I'm leaving, on a jet plane...
Leaving on a Jet Plane, Peter, Paul and Mary
Before we get too deep into looking at the road as metaphor, remember that most of our journeys include some literal legs. In other words, we actually have to get out of our recliners and go. Now, that shouldn't be too hard to convince us to do if we accept what Cunard Lines was so fond of telling us...
That's been your experience, right? No? Oh well...
Getting to a small town in central Kenya from a small city in the U.S. upper midwest is a bit of a challenge. But let's face it, the fact that this even can be accomplished at all borders on magic.
Step-by-step, the process was as follows:
(1) Get up at 7:00 a.m. Have breakfast with Shirley. Drive to the airport in La Crosse. Fly to Chicago. Wait. Eat a light mid-afternoon meal. Wait. Take bus across the taxiways to the international departures gates. Wait. Have some coffee.
Small plane, short flight to start; Sushi in the Admirals Club at O'Hare; The wasabi earned separate billing for being HOT!!!! I might never need an antihistamine again.

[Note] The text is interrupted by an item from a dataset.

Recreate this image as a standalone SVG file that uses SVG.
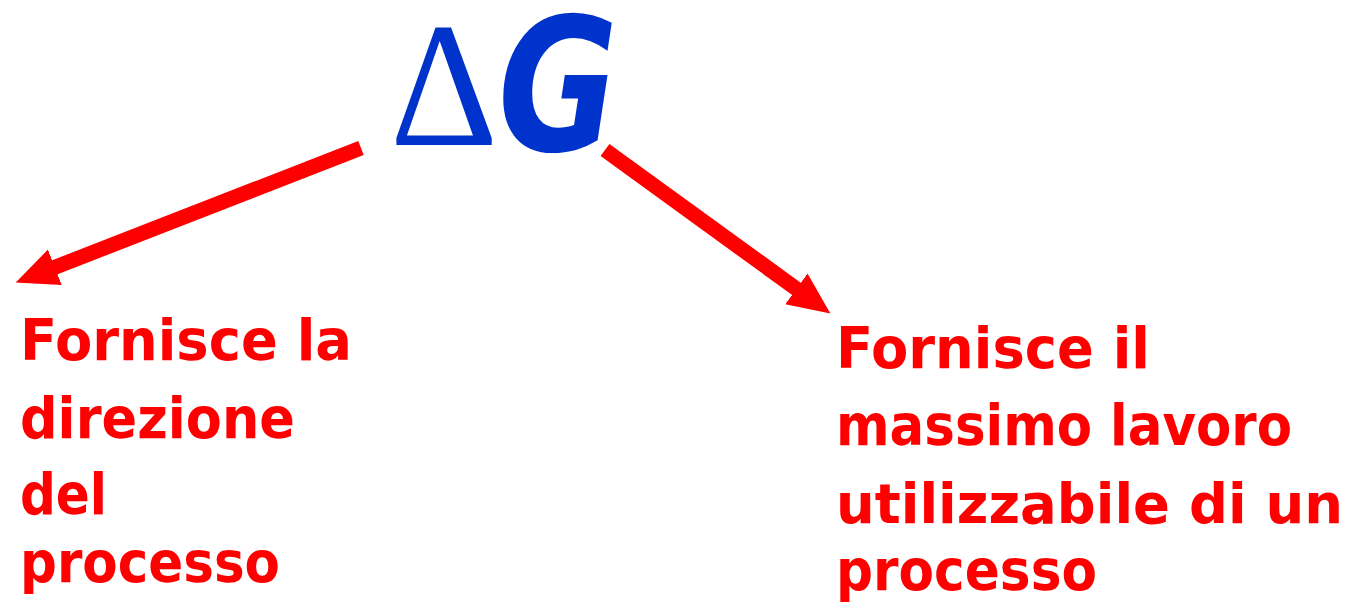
<svg xmlns="http://www.w3.org/2000/svg" width="1356" height="613" viewBox="0 0 1356 613">
<style>
.lbl{font-family:"DejaVu Sans","Liberation Sans",sans-serif;font-weight:bold;font-size:57px;fill:#FF0000}
.conn{stroke:#FF0000;stroke-width:15;fill:none}
</style>
<defs>
<marker id="ah" markerUnits="userSpaceOnUse" markerWidth="46" markerHeight="42" viewBox="0 -21 46 42" refX="2" refY="0" orient="auto">
<path d="M0,-19 L42,0 L0,19 z" fill="#FF0000"/>
</marker>
</defs>
<rect width="1356" height="613" fill="#FFFFFF"/>
<g id="title">
<text x="390" y="145" font-family="Liberation Serif,serif" font-size="178" fill="#0033CC" textLength="108" lengthAdjust="spacingAndGlyphs">Δ</text>
<text x="498" y="150" font-family="DejaVu Sans,sans-serif" font-weight="bold" font-style="italic" font-size="186" fill="#0033CC" textLength="120" lengthAdjust="spacingAndGlyphs">G</text>
</g>
<g id="connectors">
<line class="conn" x1="361" y1="148" x2="53" y2="268" marker-end="url(#ah)"/>
<line class="conn" x1="605" y1="150" x2="798" y2="290" marker-end="url(#ah)"/>
</g>
<g id="left-label">
<text class="lbl" x="20" y="360" textLength="332" lengthAdjust="spacingAndGlyphs">Fornisce la</text>
<text class="lbl" x="20" y="438" textLength="275" lengthAdjust="spacingAndGlyphs">direzione</text>
<text class="lbl" x="20" y="514" textLength="87" lengthAdjust="spacingAndGlyphs">del</text>
<text class="lbl" x="20" y="582" textLength="260" lengthAdjust="spacingAndGlyphs">processo</text>
</g>
<g id="right-label">
<text class="lbl" x="836" y="368" textLength="314" lengthAdjust="spacingAndGlyphs">Fornisce il</text>
<text class="lbl" x="836" y="445" textLength="456" lengthAdjust="spacingAndGlyphs">massimo lavoro</text>
<text class="lbl" x="836" y="523" font-size="55" style="font-size:55px" textLength="507" lengthAdjust="spacingAndGlyphs">utilizzabile di un</text>
<text class="lbl" x="836" y="590" textLength="261" lengthAdjust="spacingAndGlyphs">processo</text>
</g>
</svg>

(2) Fly to London; eat two meals in flight; take a bus to terminal 5. Wait. Have coffee and a croissant. Take the underground train link to the satellite departure gates. Get a bottle of water for the long flight. Wait.

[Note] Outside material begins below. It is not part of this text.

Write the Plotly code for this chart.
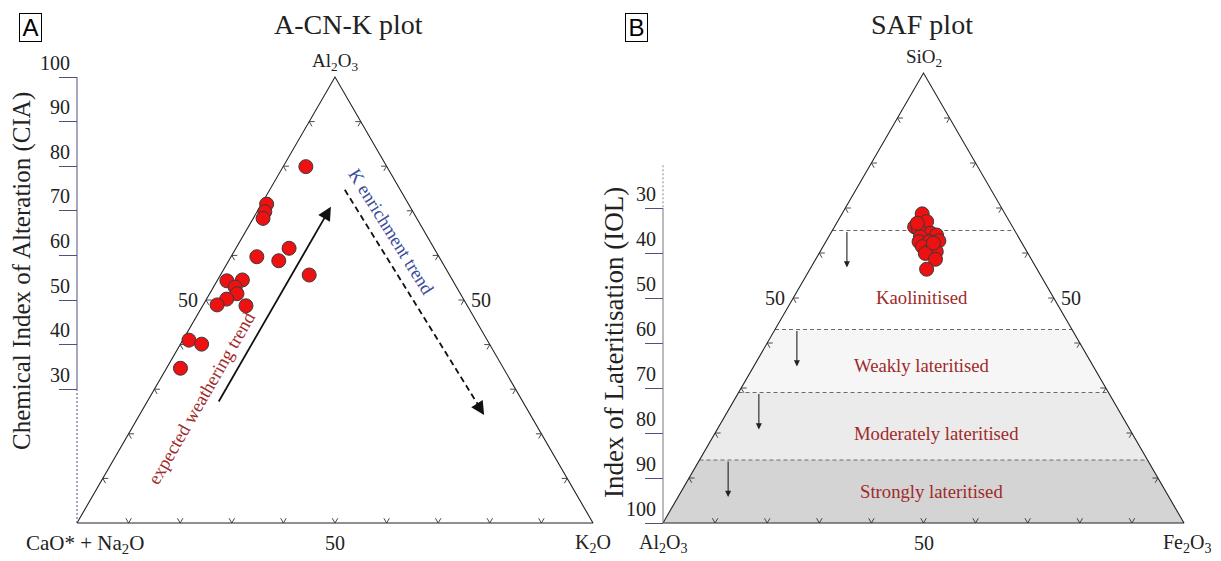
import math
import plotly.graph_objects as go

# ---------------- data (molar proportions) ----------------
# Panel A : A-CN-K diagram  (A = Al2O3, CN = CaO* + Na2O, K = K2O)
acnk_A = [79.9, 71.5, 69.8, 68.3, 59.7, 61.6, 58.8, 55.6, 54.3, 54.5, 52.9, 51.4, 50.2, 48.9, 48.7, 41.0, 40.1, 34.7]
acnk_CN = [15.7, 27.5, 28.7, 29.8, 35.3, 28.1, 31.5, 27.2, 43.8, 40.7, 42.9, 43.3, 45.9, 48.4, 42.9, 57.8, 55.8, 62.6]
acnk_K = [4.4, 1.0, 1.5, 1.9, 5.0, 10.3, 9.7, 17.2, 1.9, 4.8, 4.2, 5.3, 3.9, 2.7, 8.4, 1.2, 4.1, 2.7]

# Panel B : SAF diagram (SiO2, Al2O3, Fe2O3)
saf_Si = [68.7, 67.0, 65.8, 65.3, 64.4, 64.0, 62.7, 63.6, 62.5, 62.5, 61.4, 60.7, 60.3, 59.9, 58.6, 56.4, 66.6, 62.2]
saf_Al = [15.9, 15.9, 18.8, 18.3, 16.4, 15.5, 15.7, 18.8, 19.6, 17.7, 19.5, 18.3, 17.4, 19.7, 18.4, 21.2, 17.9, 17.0]
saf_Fe = [15.4, 17.1, 15.4, 16.4, 19.2, 20.5, 21.6, 17.6, 17.9, 19.8, 19.1, 21.0, 22.3, 20.4, 23.0, 22.4, 15.5, 20.8]

# IOL zone limits and names
zone_limits = [35, 57, 71, 86, 100]
zone_names = ["Kaolinitised", "Weakly lateritised", "Moderately lateritised", "Strongly lateritised"]
axis_ticks = [30, 40, 50, 60, 70, 80, 90, 100]

# ---------------- styling / geometry ----------------
W, H = 1221, 561
SERIF = "Liberation Serif, Times New Roman, serif"
SANS = "Liberation Sans, Arial, sans-serif"
RED_TXT = "#9e2a2a"
BLUE_TXT = "#3b4a9b"
TICK_COL = "#4f4f80"
ZONE_FILLS = [None, "#f6f6f6", "#ebebeb", "#d4d4d4"]
ZONE_LABEL_POS = [(49.7, 49.8), (49.7, 65.1), (52.4, 80.2), (51.6, 92.9)]
ZONE_ARROW_X = [35.3, 25.7, 18.4, 12.5]

PA = dict(x0=77, x1=593, top=77, bot=523)
PB = dict(x0=663, x1=1184, top=73, bot=523)
PAD = 3.0


def scales(p):
    return (p["x1"] - p["x0"]) / 100.0, (p["bot"] - p["top"]) / 100.0


def xdomain(p):
    sx, sy = scales(p)
    return [(p["x0"] - PAD * sx) / W, (p["x1"] + PAD * sx) / W]


def ydomain(p):
    sx, sy = scales(p)
    return [(H - (p["bot"] + PAD * sy)) / H, (H - (p["top"] - PAD * sy)) / H]


def acnk_xy(a, cn, k):
    s = a + cn + k
    return 100.0 * (k + a / 2.0) / s, 100.0 * a / s


def saf_xy(si, al, fe):
    s = si + al + fe
    return 100.0 * (fe + si / 2.0) / s, 100.0 * (al + fe) / s


def edge_ticks(verts, p, L=5.5):
    sx, sy = scales(p)
    xs, ys = [], []
    for i in range(3):
        P, Q, R = verts[i], verts[(i + 1) % 3], verts[(i + 2) % 3]
        dirs = []
        for S in (P, Q):
            dx, dy = R[0] - S[0], R[1] - S[1]
            ln = math.hypot(dx * sx, dy * sy)
            dirs.append((dx * L / ln, dy * L / ln))
        for j in range(1, 10):
            t = j / 10.0
            px = P[0] + (Q[0] - P[0]) * t
            py = P[1] + (Q[1] - P[1]) * t
            xs += [px + dirs[0][0], px, px + dirs[1][0], None]
            ys += [py + dirs[0][1], py, py + dirs[1][1], None]
    return xs, ys


fig = go.Figure()

# ---------- Panel B zones ----------
for zi in range(1, 4):
    lo, hi = zone_limits[zi], zone_limits[zi + 1]
    pts = [saf_xy(100 - lo, lo, 0), saf_xy(100 - lo, 0, lo), saf_xy(100 - hi, 0, hi), saf_xy(100 - hi, hi, 0)]
    fig.add_trace(go.Scatter(x=[q[0] for q in pts] + [pts[0][0]], y=[q[1] for q in pts] + [pts[0][1]],
                             fill="toself", fillcolor=ZONE_FILLS[zi], line=dict(width=0), mode="lines",
                             xaxis="x2", yaxis="y2", hoverinfo="skip", showlegend=False))
for v in zone_limits[:4]:
    l, r = saf_xy(100 - v, v, 0), saf_xy(100 - v, 0, v)
    fig.add_trace(go.Scatter(x=[l[0], r[0]], y=[l[1], r[1]], mode="lines",
                             line=dict(color="#6a6a6a", width=1, dash="4px,3px"),
                             xaxis="x2", yaxis="y2", hoverinfo="skip", showlegend=False))

# ---------- triangles ----------
vertsA = [acnk_xy(0, 100, 0), acnk_xy(0, 0, 100), acnk_xy(100, 0, 0)]
vertsB = [saf_xy(0, 100, 0), saf_xy(0, 0, 100), saf_xy(100, 0, 0)]
for verts, p, xa, ya in [(vertsA, PA, "x", "y"), (vertsB, PB, "x2", "y2")]:
    fig.add_trace(go.Scatter(x=[v[0] for v in verts] + [verts[0][0]], y=[v[1] for v in verts] + [verts[0][1]],
                             mode="lines", line=dict(color="#222", width=1.1),
                             xaxis=xa, yaxis=ya, hoverinfo="skip", showlegend=False))
    tx, ty = edge_ticks(verts, p)
    fig.add_trace(go.Scatter(x=tx, y=ty, mode="lines", line=dict(color="#333", width=0.9),
                             xaxis=xa, yaxis=ya, hoverinfo="skip", showlegend=False))

# ---------- K enrichment dashed arrow shaft ----------
k_tail, k_head = (51.9, 74.7), (78.9, 24.2)
fig.add_trace(go.Scatter(x=[k_tail[0], k_head[0] - 0.9], y=[k_tail[1], k_head[1] + 1.8], mode="lines",
                         line=dict(color="#111", width=1.8, dash="6px,4px"),
                         xaxis="x", yaxis="y", hoverinfo="skip", showlegend=False))

# ---------- samples ----------
ax_, ay_ = zip(*[acnk_xy(a, c, k) for a, c, k in zip(acnk_A, acnk_CN, acnk_K)])
fig.add_trace(go.Scatter(x=list(ax_), y=list(ay_), mode="markers",
                         marker=dict(size=14, color="#ee1111", line=dict(color="#3a3a3a", width=1)),
                         xaxis="x", yaxis="y", name="A-CN-K", showlegend=False))
bx_, by_ = zip(*[saf_xy(s, a, f) for s, a, f in zip(saf_Si, saf_Al, saf_Fe)])
fig.add_trace(go.Scatter(x=list(bx_), y=list(by_), mode="markers",
                         marker=dict(size=14, color="#ee1111", line=dict(color="#3a3a3a", width=1)),
                         xaxis="x2", yaxis="y2", name="SAF", showlegend=False))

# ---------- axes ----------
yax_common = dict(tickmode="array", tickvals=axis_ticks, ticktext=[str(t) for t in axis_ticks],
                  ticks="outside", ticklen=18, tickwidth=1, tickcolor=TICK_COL,
                  ticklabelposition="outside top", ticklabelstandoff=3,
                  tickfont=dict(family=SERIF, size=20, color="#222"),
                  showline=False, showgrid=False, zeroline=False, anchor="free", automargin=False)
fig.update_layout(
    width=W, height=H, margin=dict(l=0, r=0, t=0, b=0, pad=0, autoexpand=False),
    paper_bgcolor="white", plot_bgcolor="rgba(0,0,0,0)",
    xaxis=dict(domain=xdomain(PA), range=[-PAD, 100 + PAD], visible=False, anchor="y", automargin=False),
    yaxis=dict(domain=ydomain(PA), range=[-PAD, 100 + PAD], position=PA["x0"] / W, **yax_common),
    xaxis2=dict(domain=xdomain(PB), range=[-PAD, 100 + PAD], visible=False, anchor="y2", automargin=False),
    yaxis2=dict(domain=ydomain(PB), range=[100 + PAD, -PAD], position=PB["x0"] / W, **yax_common),
)

shapes = [
    dict(type="line", xref="x", yref="y", x0=0, x1=0, y0=30, y1=100, line=dict(color=TICK_COL, width=1)),
    dict(type="line", xref="x", yref="y", x0=0, x1=0, y0=0, y1=30, line=dict(color=TICK_COL, width=1, dash="2px,2px")),
    dict(type="line", xref="x2", yref="y2", x0=0, x1=0, y0=30, y1=100, line=dict(color="#777", width=1)),
    dict(type="line", xref="x2", yref="y2", x0=0, x1=0, y0=20.5, y1=30, line=dict(color="#888", width=1, dash="2px,2px")),
]
fig.update_layout(shapes=shapes)

ann = []


def txt(text, x, y, xref="paper", yref="paper", size=20, color="#222", family=SERIF, **kw):
    d = dict(text=text, x=x, y=y, xref=xref, yref=yref, showarrow=False,
             xanchor="center", yanchor="middle",
             font=dict(family=family, size=size, color=color))
    d.update(kw)
    ann.append(d)


# titles and panel letters
txt("A-CN-K plot", 348 / W, 1 - 25 / H, size=28)
txt("SAF plot", 922 / W, 1 - 25 / H, size=28)
txt("A", 30.5 / W, 1 - 27.5 / H, size=24, family=SANS, color="#000", bordercolor="#000", borderwidth=1,
    borderpad=1, width=19, height=25)
txt("B", 636.5 / W, 1 - 27.5 / H, size=24, family=SANS, color="#000", bordercolor="#000", borderwidth=1,
    borderpad=1, width=19, height=25)
# axis titles
txt("Chemical Index of Alteration (CIA)", 22 / W, 1 - 271 / H, size=25, textangle=-90)
txt("Index of Lateritisation (IOL)", 614 / W, 1 - 343 / H, size=27, textangle=-90)

# vertex labels
txt("Al<sub>2</sub>O<sub>3</sub>", 50, 100, "x", "y", size=19, yanchor="bottom", yshift=1)
txt("CaO* + Na<sub>2</sub>O", 0, 0, "x", "y", size=21, yanchor="top", yshift=-6, xshift=8)
txt("K<sub>2</sub>O", 100, 0, "x", "y", size=20, yanchor="top", yshift=-6)
txt("SiO<sub>2</sub>", 50, 0, "x2", "y2", size=19, yanchor="bottom", yshift=1)
txt("Al<sub>2</sub>O<sub>3</sub>", 0, 100, "x2", "y2", size=20, yanchor="top", yshift=-6)
txt("Fe<sub>2</sub>O<sub>3</sub>", 100, 100, "x2", "y2", size=20, yanchor="top", yshift=-6, xshift=3)

# edge "50" labels
for xr, yr, ybase, ymid in [("x", "y", 0, 50), ("x2", "y2", 100, 50)]:
    txt("50", 25, ymid, xr, yr, size=20, xanchor="right", xshift=-6)
    txt("50", 75, ymid, xr, yr, size=20, xanchor="left", xshift=5)
    txt("50", 50, ybase, xr, yr, size=20, yanchor="top", yshift=-7)

# trend arrows (panel A)
ann.append(dict(xref="x", yref="y", axref="x", ayref="y", x=49.2, y=70.9, ax=27.3, ay=26.9, text="",
                showarrow=True, arrowhead=2, arrowsize=1.5, arrowwidth=1.8, arrowcolor="#111"))
ann.append(dict(xref="x", yref="y", x=k_head[0], y=k_head[1], ax=-5, ay=-8, text="",
                showarrow=True, arrowhead=2, arrowsize=1.5, arrowwidth=1.8, arrowcolor="#111"))
txt("expected weathering trend", 24.2, 28.0, "x", "y", size=18.5, color=RED_TXT, textangle=-60)
txt("K enrichment trend", 60.9, 65.3, "x", "y", size=18.5, color=BLUE_TXT, textangle=58)

# zone labels and arrows (panel B)
for name, (zx, zy) in zip(zone_names, ZONE_LABEL_POS):
    txt(name, zx, zy, "x2", "y2", size=18.7, color=RED_TXT)
for lim, axx in zip(zone_limits[:4], ZONE_ARROW_X):
    ann.append(dict(xref="x2", yref="y2", axref="x2", ayref="y2", x=axx, y=lim + 8.2, ax=axx, ay=lim,
                    text="", showarrow=True, arrowhead=2, arrowsize=1.1, arrowwidth=1.1, arrowcolor="#222"))

fig.update_layout(annotations=ann)
fig.write_html("out.html")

(3) Fly to Nairobi; eat two meals in flight; take a bus to international arrivals.
The engines on the BA 777 were big. But not big enough to get us the last 100 feet; Waiting at the gate at LHR to take us to NBO; African chicken stew to get us acclimated to life in another continent; Night arrival at NBO - the KLM flight seems to have made it to a jet bridge.
(4) In a sleep deprivation stupor, muddle through immigration, baggage claim and customs. Exchange a little money for first day cash reserves. Meet Jeff and Wubshet in the arrivals hall. Drive to the guest house. Crash at 1:00 a.m.
Four easy steps - that's all there is to it. For the most part, things went smoothly. Layovers in Chicago and London were 5 hours and 4 hours, respectively. There really were not so many options and I do tend to favor longer layovers as a cushion for delays. There might be two or three opportunities per hour to get from Chicago to New York. But realistically, you have only one chance per day to get from La Crosse to Nairobi.
The one exception to the problem-free trip was in the last 100 feet of the journey. I am not making this up – our plane stopped at the terminal in Nairobi and the pilot shut down the engines. People got up and started the process of gathering all the belongings they had accumulated over the entire course of their lives (OK, maybe I exaggerate. But only a little) to prepare for deplaning. But, the pilot announced that we had not reached our actual parking spot. Further, instead of using the engines, which were each the size of a small house, to get us there, we would wait for a tug. I have no clue...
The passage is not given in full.